■ **Task description**: Only a number is required: how many lines of the material contain the word "this"?

■ **Supplied information**:

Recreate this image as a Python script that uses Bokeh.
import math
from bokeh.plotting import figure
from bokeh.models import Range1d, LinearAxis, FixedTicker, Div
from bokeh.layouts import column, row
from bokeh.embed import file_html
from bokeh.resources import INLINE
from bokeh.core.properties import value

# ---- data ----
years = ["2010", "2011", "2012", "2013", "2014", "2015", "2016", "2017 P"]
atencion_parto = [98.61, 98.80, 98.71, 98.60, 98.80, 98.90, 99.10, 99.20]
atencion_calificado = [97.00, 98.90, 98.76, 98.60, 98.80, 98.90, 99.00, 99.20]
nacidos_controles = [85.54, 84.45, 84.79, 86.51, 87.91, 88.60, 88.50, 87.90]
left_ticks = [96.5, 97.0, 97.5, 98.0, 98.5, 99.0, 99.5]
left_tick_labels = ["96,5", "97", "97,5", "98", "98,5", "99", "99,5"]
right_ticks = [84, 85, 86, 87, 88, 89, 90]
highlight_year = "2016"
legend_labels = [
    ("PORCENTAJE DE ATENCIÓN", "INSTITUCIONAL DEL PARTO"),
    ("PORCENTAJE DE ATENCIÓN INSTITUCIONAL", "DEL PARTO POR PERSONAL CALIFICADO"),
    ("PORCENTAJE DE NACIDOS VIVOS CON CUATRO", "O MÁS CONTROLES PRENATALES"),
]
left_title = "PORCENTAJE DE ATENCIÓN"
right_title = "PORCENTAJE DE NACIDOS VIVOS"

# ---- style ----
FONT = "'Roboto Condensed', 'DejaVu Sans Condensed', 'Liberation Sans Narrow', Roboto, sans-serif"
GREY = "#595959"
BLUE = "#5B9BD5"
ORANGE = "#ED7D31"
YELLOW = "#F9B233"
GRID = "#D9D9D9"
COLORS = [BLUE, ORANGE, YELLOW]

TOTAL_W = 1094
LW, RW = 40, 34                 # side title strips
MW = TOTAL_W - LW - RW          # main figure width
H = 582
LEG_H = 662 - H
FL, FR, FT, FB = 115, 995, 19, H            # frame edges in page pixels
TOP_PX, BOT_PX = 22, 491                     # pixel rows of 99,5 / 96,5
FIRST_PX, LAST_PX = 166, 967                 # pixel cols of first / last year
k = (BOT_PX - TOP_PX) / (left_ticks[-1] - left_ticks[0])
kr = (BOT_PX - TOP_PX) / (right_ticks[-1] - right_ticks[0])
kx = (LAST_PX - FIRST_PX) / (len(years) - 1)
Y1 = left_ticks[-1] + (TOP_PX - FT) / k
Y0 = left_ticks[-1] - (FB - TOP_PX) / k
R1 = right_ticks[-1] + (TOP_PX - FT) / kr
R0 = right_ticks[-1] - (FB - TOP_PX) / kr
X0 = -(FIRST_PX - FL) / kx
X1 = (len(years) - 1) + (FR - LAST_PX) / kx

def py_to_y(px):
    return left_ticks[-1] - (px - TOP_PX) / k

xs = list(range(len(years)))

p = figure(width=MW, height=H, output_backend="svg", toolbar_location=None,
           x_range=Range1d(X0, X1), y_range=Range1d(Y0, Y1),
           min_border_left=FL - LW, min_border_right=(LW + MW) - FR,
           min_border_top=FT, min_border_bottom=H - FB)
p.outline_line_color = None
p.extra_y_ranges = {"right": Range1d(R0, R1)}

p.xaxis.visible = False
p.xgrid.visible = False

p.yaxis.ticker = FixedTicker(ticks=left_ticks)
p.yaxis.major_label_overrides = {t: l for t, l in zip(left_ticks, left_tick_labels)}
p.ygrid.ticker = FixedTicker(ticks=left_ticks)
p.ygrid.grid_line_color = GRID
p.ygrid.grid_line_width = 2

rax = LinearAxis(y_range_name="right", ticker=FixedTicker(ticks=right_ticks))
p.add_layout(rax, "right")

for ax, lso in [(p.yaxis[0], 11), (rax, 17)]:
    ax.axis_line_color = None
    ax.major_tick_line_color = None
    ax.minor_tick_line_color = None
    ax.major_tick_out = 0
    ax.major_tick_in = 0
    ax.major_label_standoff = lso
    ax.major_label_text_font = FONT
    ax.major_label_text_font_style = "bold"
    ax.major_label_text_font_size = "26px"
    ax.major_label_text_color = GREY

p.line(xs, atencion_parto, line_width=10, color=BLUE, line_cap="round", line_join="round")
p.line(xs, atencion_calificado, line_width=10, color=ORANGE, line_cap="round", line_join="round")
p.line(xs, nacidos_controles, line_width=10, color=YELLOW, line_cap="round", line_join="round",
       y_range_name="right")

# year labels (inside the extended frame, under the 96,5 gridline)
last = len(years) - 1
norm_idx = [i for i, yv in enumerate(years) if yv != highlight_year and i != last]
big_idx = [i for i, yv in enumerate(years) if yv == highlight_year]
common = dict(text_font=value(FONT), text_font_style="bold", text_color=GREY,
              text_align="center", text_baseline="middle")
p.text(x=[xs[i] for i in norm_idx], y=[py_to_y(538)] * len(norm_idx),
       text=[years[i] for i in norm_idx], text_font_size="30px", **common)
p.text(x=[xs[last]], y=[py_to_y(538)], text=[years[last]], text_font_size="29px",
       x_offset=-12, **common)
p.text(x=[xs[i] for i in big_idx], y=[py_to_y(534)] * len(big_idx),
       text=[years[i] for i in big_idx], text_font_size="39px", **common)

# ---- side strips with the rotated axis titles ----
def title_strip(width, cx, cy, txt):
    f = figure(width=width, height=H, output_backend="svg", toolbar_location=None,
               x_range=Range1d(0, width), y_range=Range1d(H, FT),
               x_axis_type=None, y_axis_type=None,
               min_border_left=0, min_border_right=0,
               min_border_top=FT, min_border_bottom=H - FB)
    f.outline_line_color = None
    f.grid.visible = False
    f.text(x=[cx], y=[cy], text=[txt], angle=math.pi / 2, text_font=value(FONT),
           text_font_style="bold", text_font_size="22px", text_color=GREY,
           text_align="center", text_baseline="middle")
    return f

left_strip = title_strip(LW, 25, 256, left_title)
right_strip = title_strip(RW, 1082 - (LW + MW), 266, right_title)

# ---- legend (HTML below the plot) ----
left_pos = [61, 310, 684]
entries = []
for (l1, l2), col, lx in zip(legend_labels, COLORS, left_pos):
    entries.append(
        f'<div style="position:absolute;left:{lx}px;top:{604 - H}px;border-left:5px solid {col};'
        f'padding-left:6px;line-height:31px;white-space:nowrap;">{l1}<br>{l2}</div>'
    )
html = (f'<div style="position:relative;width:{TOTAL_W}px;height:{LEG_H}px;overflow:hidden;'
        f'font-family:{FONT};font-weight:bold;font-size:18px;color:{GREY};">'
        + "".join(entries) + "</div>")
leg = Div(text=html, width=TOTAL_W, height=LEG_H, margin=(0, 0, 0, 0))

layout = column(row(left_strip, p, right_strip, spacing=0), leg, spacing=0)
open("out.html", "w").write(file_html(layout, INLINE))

---

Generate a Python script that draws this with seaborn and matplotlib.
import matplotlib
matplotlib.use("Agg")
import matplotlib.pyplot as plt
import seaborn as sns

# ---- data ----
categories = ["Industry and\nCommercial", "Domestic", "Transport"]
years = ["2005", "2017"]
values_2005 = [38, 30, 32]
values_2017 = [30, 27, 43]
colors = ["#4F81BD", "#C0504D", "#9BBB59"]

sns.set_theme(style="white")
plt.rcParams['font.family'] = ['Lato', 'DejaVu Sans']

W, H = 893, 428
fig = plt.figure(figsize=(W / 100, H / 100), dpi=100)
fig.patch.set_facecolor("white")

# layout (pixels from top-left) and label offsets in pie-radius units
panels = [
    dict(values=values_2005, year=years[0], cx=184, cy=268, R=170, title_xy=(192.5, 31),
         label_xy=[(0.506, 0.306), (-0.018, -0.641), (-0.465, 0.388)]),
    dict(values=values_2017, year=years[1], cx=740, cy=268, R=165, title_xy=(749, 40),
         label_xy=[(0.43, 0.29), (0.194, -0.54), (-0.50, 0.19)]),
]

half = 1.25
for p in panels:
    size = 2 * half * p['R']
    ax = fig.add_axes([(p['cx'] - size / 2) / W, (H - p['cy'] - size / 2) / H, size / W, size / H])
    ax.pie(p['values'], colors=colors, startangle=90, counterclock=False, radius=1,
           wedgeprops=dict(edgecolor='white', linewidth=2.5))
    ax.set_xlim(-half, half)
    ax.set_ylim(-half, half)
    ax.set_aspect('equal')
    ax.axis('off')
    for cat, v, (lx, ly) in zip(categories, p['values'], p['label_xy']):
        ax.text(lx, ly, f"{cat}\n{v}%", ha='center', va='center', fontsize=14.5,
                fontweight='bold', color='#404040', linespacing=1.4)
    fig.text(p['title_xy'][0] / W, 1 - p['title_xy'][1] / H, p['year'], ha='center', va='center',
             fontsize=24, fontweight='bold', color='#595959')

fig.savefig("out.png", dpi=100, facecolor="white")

■ **Reply to the task**: 2